**AIM:**
Exclude the pictures and reproduce the remaining data exactly as written.

**DATA EXCERPT:**
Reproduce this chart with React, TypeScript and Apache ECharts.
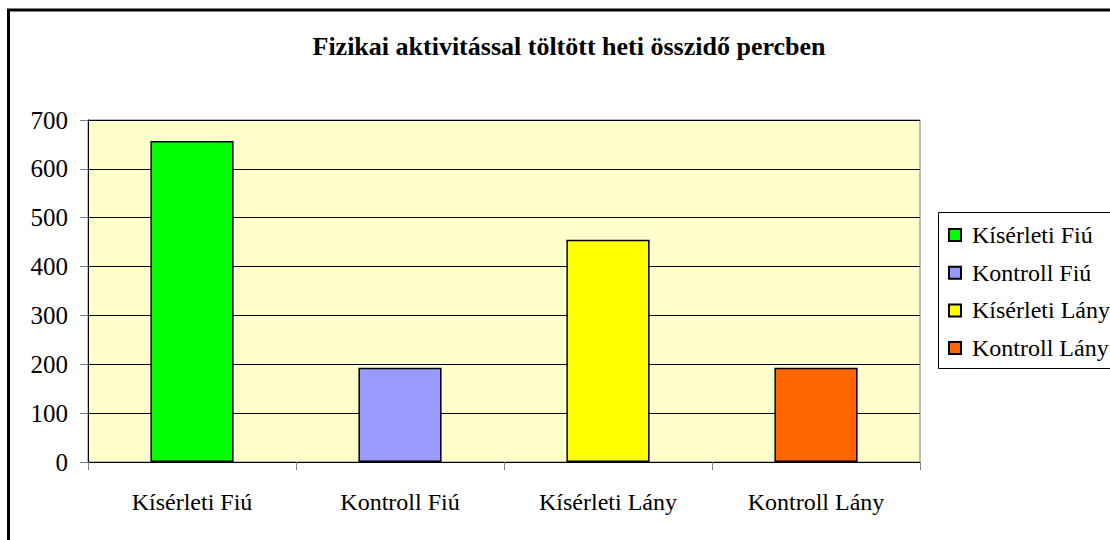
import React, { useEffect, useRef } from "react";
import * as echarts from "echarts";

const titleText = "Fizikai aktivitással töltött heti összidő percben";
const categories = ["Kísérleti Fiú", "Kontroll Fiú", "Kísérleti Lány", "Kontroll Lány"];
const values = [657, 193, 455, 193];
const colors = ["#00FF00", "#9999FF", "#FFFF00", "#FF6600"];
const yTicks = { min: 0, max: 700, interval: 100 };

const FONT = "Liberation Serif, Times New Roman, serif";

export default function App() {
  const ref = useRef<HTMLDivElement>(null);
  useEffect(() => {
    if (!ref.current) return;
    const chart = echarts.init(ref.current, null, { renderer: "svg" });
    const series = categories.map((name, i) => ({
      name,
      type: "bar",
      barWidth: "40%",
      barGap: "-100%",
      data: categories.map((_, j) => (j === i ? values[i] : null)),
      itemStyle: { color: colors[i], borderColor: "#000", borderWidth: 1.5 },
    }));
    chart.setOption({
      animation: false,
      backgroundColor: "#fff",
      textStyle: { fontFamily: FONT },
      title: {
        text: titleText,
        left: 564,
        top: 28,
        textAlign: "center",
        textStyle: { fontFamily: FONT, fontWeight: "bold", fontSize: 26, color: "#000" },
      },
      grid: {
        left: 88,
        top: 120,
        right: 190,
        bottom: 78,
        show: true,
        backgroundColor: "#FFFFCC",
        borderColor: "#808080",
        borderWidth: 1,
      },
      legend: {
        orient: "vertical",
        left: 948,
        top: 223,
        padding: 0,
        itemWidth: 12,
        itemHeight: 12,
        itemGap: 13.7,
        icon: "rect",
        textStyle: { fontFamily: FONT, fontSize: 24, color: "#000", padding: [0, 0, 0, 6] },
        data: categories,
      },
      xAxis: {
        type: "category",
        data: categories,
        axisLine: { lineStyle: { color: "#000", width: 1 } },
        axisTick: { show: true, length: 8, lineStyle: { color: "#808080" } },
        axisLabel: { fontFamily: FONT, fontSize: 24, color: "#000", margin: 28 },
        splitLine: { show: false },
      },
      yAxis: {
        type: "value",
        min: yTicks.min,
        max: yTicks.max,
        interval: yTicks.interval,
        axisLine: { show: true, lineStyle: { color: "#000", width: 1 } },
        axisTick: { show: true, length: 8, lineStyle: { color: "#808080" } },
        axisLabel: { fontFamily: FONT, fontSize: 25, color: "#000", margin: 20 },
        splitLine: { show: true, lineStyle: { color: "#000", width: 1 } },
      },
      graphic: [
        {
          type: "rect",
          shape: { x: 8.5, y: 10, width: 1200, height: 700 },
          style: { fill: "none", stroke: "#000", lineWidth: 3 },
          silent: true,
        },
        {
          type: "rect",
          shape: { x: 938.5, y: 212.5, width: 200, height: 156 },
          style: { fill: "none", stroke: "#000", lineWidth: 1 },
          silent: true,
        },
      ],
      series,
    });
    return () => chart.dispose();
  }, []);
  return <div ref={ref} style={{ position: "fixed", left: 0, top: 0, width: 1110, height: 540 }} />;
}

**THE RESPONSE:**
Reproduce this chart with React, TypeScript and Apache ECharts.
import React, { useEffect, useRef } from "react";
import * as echarts from "echarts";

const titleText = "Fizikai aktivitással töltött heti összidő percben";
const categories = ["Kísérleti Fiú", "Kontroll Fiú", "Kísérleti Lány", "Kontroll Lány"];
const values = [657, 193, 455, 193];
const colors = ["#00FF00", "#9999FF", "#FFFF00", "#FF6600"];
const yTicks = { min: 0, max: 700, interval: 100 };

const FONT = "Liberation Serif, Times New Roman, serif";

export default function App() {
  const ref = useRef<HTMLDivElement>(null);
  useEffect(() => {
    if (!ref.current) return;
    const chart = echarts.init(ref.current, null, { renderer: "svg" });
    const series = categories.map((name, i) => ({
      name,
      type: "bar",
      barWidth: "40%",
      barGap: "-100%",
      data: categories.map((_, j) => (j === i ? values[i] : null)),
      itemStyle: { color: colors[i], borderColor: "#000", borderWidth: 1.5 },
    }));
    chart.setOption({
      animation: false,
      backgroundColor: "#fff",
      textStyle: { fontFamily: FONT },
      title: {
        text: titleText,
        left: 564,
        top: 28,
        textAlign: "center",
        textStyle: { fontFamily: FONT, fontWeight: "bold", fontSize: 26, color: "#000" },
      },
      grid: {
        left: 88,
        top: 120,
        right: 190,
        bottom: 78,
        show: true,
        backgroundColor: "#FFFFCC",
        borderColor: "#808080",
        borderWidth: 1,
      },
      legend: {
        orient: "vertical",
        left: 948,
        top: 223,
        padding: 0,
        itemWidth: 12,
        itemHeight: 12,
        itemGap: 13.7,
        icon: "rect",
        textStyle: { fontFamily: FONT, fontSize: 24, color: "#000", padding: [0, 0, 0, 6] },
        data: categories,
      },
      xAxis: {
        type: "category",
        data: categories,
        axisLine: { lineStyle: { color: "#000", width: 1 } },
        axisTick: { show: true, length: 8, lineStyle: { color: "#808080" } },
        axisLabel: { fontFamily: FONT, fontSize: 24, color: "#000", margin: 28 },
        splitLine: { show: false },
      },
      yAxis: {
        type: "value",
        min: yTicks.min,
        max: yTicks.max,
        interval: yTicks.interval,
        axisLine: { show: true, lineStyle: { color: "#000", width: 1 } },
        axisTick: { show: true, length: 8, lineStyle: { color: "#808080" } },
        axisLabel: { fontFamily: FONT, fontSize: 25, color: "#000", margin: 20 },
        splitLine: { show: true, lineStyle: { color: "#000", width: 1 } },
      },
      graphic: [
        {
          type: "rect",
          shape: { x: 8.5, y: 10, width: 1200, height: 700 },
          style: { fill: "none", stroke: "#000", lineWidth: 3 },
          silent: true,
        },
        {
          type: "rect",
          shape: { x: 938.5, y: 212.5, width: 200, height: 156 },
          style: { fill: "none", stroke: "#000", lineWidth: 1 },
          silent: true,
        },
      ],
      series,
    });
    return () => chart.dispose();
  }, []);
  return <div ref={ref} style={{ position: "fixed", left: 0, top: 0, width: 1110, height: 540 }} />;
}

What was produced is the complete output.